According to Edwards, every unwanted waxwork is archived in a warehouse in Acton, west London – a fabulously creepy place that is off limits to the media. Former Australian PM John Howard was recently dumped there but the exhibition’s prophetic creative director and others involved in the selection process chose to keep Muammar Gaddafi on display and this suddenly newsworthy figure stands between Fidel Castro and Yasser Arafat, just along from Saddam Hussein, Robert Mugabe and Adolf Hitler. Happily for Barlow, when Take That reformed, he was dusted down and reunited with the replica Robbie Williams.
Tussauds confers more than immortality on leading celebrities: its biggest stars undertake a Doctor Who-like regeneration. Waxworkers may add a tattoo or amend a hairstyle, but often build an entirely new model to keep abreast of the ravages of ageing, image changes and plastic surgeons. Kylie has gone through four reincarnations; Michael Jackson, for obvious reasons, 13.
For all the kids’ adulation for Cyrus and Efron, it is surprising how many young pilgrims are paying homage to the king of pop.

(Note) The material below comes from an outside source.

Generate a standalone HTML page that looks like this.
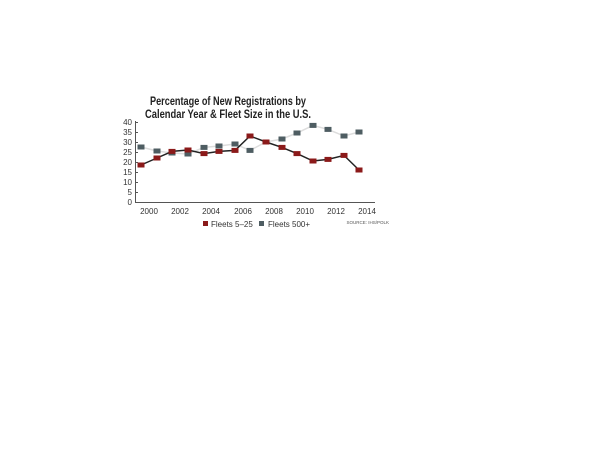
<!DOCTYPE html><html><head><style>body{margin:0;background:#fff}</style></head><body>
<svg width="600" height="450" xmlns="http://www.w3.org/2000/svg" font-family="Liberation Sans, sans-serif">
<text x="228" y="105" text-anchor="middle" font-size="12" font-weight="bold" fill="#222" textLength="156" lengthAdjust="spacingAndGlyphs">Percentage of New Registrations by</text>
<text x="228" y="118" text-anchor="middle" font-size="12" font-weight="bold" fill="#222" textLength="166" lengthAdjust="spacingAndGlyphs">Calendar Year &amp; Fleet Size in the U.S.</text>
<g font-size="8" fill="#333" text-anchor="end">
<text x="132" y="125">40</text><text x="132" y="135">35</text><text x="132" y="145">30</text><text x="132" y="155">25</text><text x="132" y="165">20</text><text x="132" y="175">15</text><text x="132" y="185">10</text><text x="132" y="195">5</text><text x="132" y="205">0</text>
</g>
<g stroke="#555" stroke-width="1">
<line x1="135.5" y1="121" x2="135.5" y2="202"/><line x1="135" y1="202.5" x2="375" y2="202.5"/>
<line x1="135" y1="122.5" x2="138" y2="122.5"/><line x1="135" y1="132.5" x2="138" y2="132.5"/><line x1="135" y1="142.5" x2="138" y2="142.5"/><line x1="135" y1="152.5" x2="138" y2="152.5"/><line x1="135" y1="162.5" x2="138" y2="162.5"/><line x1="135" y1="172.5" x2="138" y2="172.5"/><line x1="135" y1="182.5" x2="138" y2="182.5"/><line x1="135" y1="192.5" x2="138" y2="192.5"/>
</g>
<g font-size="8" fill="#333" text-anchor="middle">
<text x="149" y="214">2000</text><text x="180" y="214">2002</text><text x="211" y="214">2004</text><text x="243" y="214">2006</text><text x="274" y="214">2008</text><text x="305" y="214">2010</text><text x="336" y="214">2012</text><text x="367" y="214">2014</text>
</g>
<polyline fill="none" stroke="#ddd" stroke-width="1.5" points="141,147 157,151 172,153 188,154 204,147.4 219,146 235,144 250,150.4 266,142 282,139 297,133 313,125.4 328,129.4 344,136 359,132"/>
<polyline fill="none" stroke="#222" stroke-width="1.5" points="141,165 157,158 172,151.4 188,150 204,153.6 219,151.4 235,150.4 250,136 266,142 282,147.4 297,153.6 313,161 328,159.4 344,155.4 359,170"/>
<g fill="#4e5d62">
<rect x="137.5" y="144.5" width="7" height="5"/><rect x="153.5" y="148.5" width="7" height="5"/><rect x="168.5" y="150.5" width="7" height="5"/><rect x="184.5" y="151.5" width="7" height="5"/><rect x="200.5" y="144.9" width="7" height="5"/><rect x="215.5" y="143.5" width="7" height="5"/><rect x="231.5" y="141.5" width="7" height="5"/><rect x="246.5" y="147.9" width="7" height="5"/><rect x="262.5" y="139.5" width="7" height="5"/><rect x="278.5" y="136.5" width="7" height="5"/><rect x="293.5" y="130.5" width="7" height="5"/><rect x="309.5" y="122.9" width="7" height="5"/><rect x="324.5" y="126.9" width="7" height="5"/><rect x="340.5" y="133.5" width="7" height="5"/><rect x="355.5" y="129.5" width="7" height="5"/>
</g>
<g fill="#8b1a1a">
<rect x="137.5" y="162.5" width="7" height="5"/><rect x="153.5" y="155.5" width="7" height="5"/><rect x="168.5" y="148.9" width="7" height="5"/><rect x="184.5" y="147.5" width="7" height="5"/><rect x="200.5" y="151.1" width="7" height="5"/><rect x="215.5" y="148.9" width="7" height="5"/><rect x="231.5" y="147.9" width="7" height="5"/><rect x="246.5" y="133.5" width="7" height="5"/><rect x="262.5" y="139.5" width="7" height="5"/><rect x="278.5" y="144.9" width="7" height="5"/><rect x="293.5" y="151.1" width="7" height="5"/><rect x="309.5" y="158.5" width="7" height="5"/><rect x="324.5" y="156.9" width="7" height="5"/><rect x="340.5" y="152.9" width="7" height="5"/><rect x="355.5" y="167.5" width="7" height="5"/>
</g>
<rect x="203" y="221" width="5" height="5" fill="#8b1a1a"/>
<text x="211" y="227" font-size="8" fill="#333">Fleets 5–25</text>
<rect x="259" y="221" width="5" height="5" fill="#4e5d62"/>
<text x="268" y="227" font-size="8" fill="#333">Fleets 500+</text>
<text x="389" y="224" font-size="4.5" fill="#555" text-anchor="end">SOURCE: IHS/POLK</text>
</svg>
</body></html>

Children have a surprising capacity for nostalgia, and reverence. The most visited figure remains the Queen. While Brad Pitt may get knickers left in his pocket, there is more decorum around the royals. Princess Diana is treated with great respect: the Versace gown she donated rarely needs dry-cleaning, unlike the oldest waxwork in the exhibition, Sleeping Beauty, aka Louis XV’s mistress Madame du Barry. She recently had to be removed for a clean after someone sought to wake her with spilled coffee.
The success of Madame Tussauds across three centuries is part of a long tradition of the tourism of replicas, simulations and spectacle. Its more recent blossoming may reflect a society increasingly obsessed with celebrity but it is also because, as its visitors soon realise, the division between static wax and interactive virtual reality is a false one. The exhibition has moved with the times, introducing Bollywood stars, who are a big draw, and interactive exhibits. Most crucially, it has ripped away the ropes and the “do not touch” strictures. Tussauds has always been 3D and its waxworks are now thoroughly, irreverently interactive.
Ann Wootton from Walsall admits her grandchildren wondered what she was on about when she suggested a visit to the waxworks. Now they are enthralled. “I’m absolutely amazed how you can have photos and touch the models, which you couldn’t do in previous years,” says Wootton. “It’s lovely.”
In the 1880s, when Madame Tussauds moved to its current location, Chambers’s Journal wrote that people did not flock there to admire statues and nor were they wowed by simple likeness in what was a new era of photography. Its appeal, the journalist concluded, lay in the liberation of the observer from the normal rules of politeness. At a time when voting was extended to more working men, its newly enfranchised visitors could rant at a disliked politician or stare impertinently into the eyes of royalty.
And so it is today. Madame Tussauds has all the appeal of a fantasy dinner party in which heroes and villains from across the ages are gathered together in one room. But it does not merely make these celebrities our house guests. It turns them into our playthings, always-accessible automatons onto whom we can project all our fantasies. These are celebrities who cannot jump into a limo with blackened out windows and cannot answer – or tweet – back. And so when I tickle David Cameron behind the ears the prime minister very tolerantly continues to gaze towards Gaddafi with a look that is part patrician statesman and part underwear model.